The work you put in before those days didn't vanish. Your body holds its adaptations far longer than you think. Your brain keeps the grooves of the habit you built. You are not back at zero. You're at zero with a map you didn't have the first time.
The thing that actually ends people isn't the missed day. It's the story they tell about it: "I ruined it, so why bother." That story is the only real failure here. So we start by dropping it.
The mistake is trying to leap back to where you were. Don't. You come back small, on purpose.
Pick the single easiest piece of your old routine. One walk. One glass of water. One page. Something so small you cannot fail it. Do that, and the day is a win.
Keep yesterday's action. Add one more small piece. That's it.
Add a third. By now you're not "restarting" anymore. You're in.

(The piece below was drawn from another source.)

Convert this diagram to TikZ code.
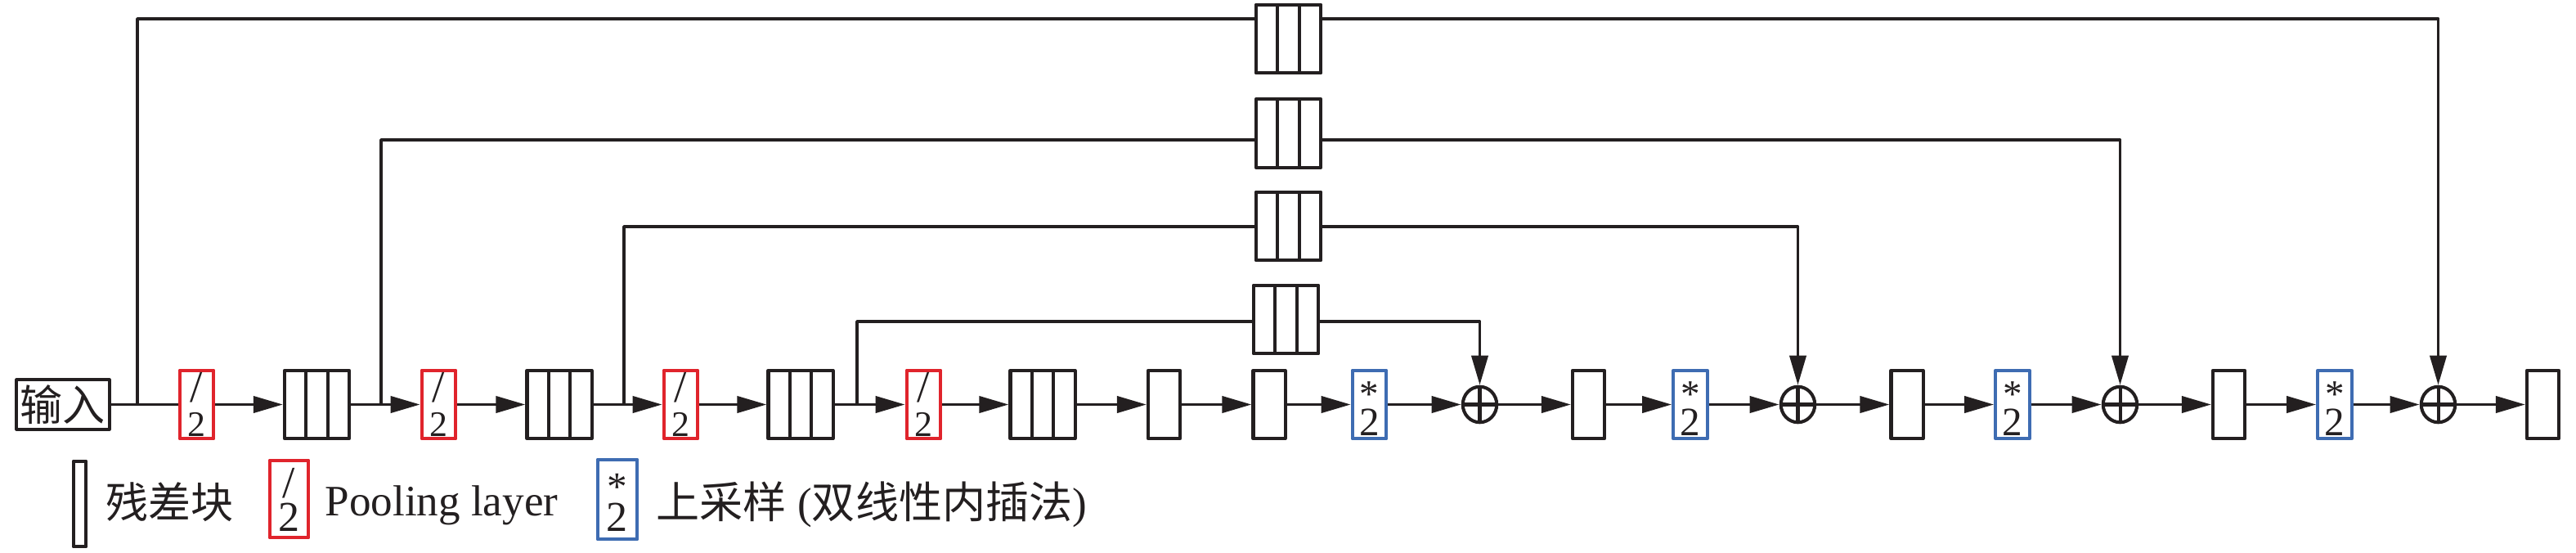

Momentum did what willpower couldn't.
Every small action is a vote for the person you're becoming. You don't have to feel disciplined. You just cast votes until it's true.
People who forgive a slip get back on track faster than people who beat themselves up. Guilt feels productive. It isn't.
A goal so small it's almost embarrassing is the one you'll actually do, and doing beats planning every single time.
Three small actions in three days build the momentum that three months of "I'll start Monday" never will.
If what you're carrying feels bigger than a missed habit — if you're not just off-track but genuinely not okay — a guide isn't the answer, and that's not a weakness. Talk to someone. A friend, a doctor, a real person who can help. Coming back from a hard goal and coming back from a hard place are different roads, and the second one deserves real support. Reaching out is the strongest restart there is.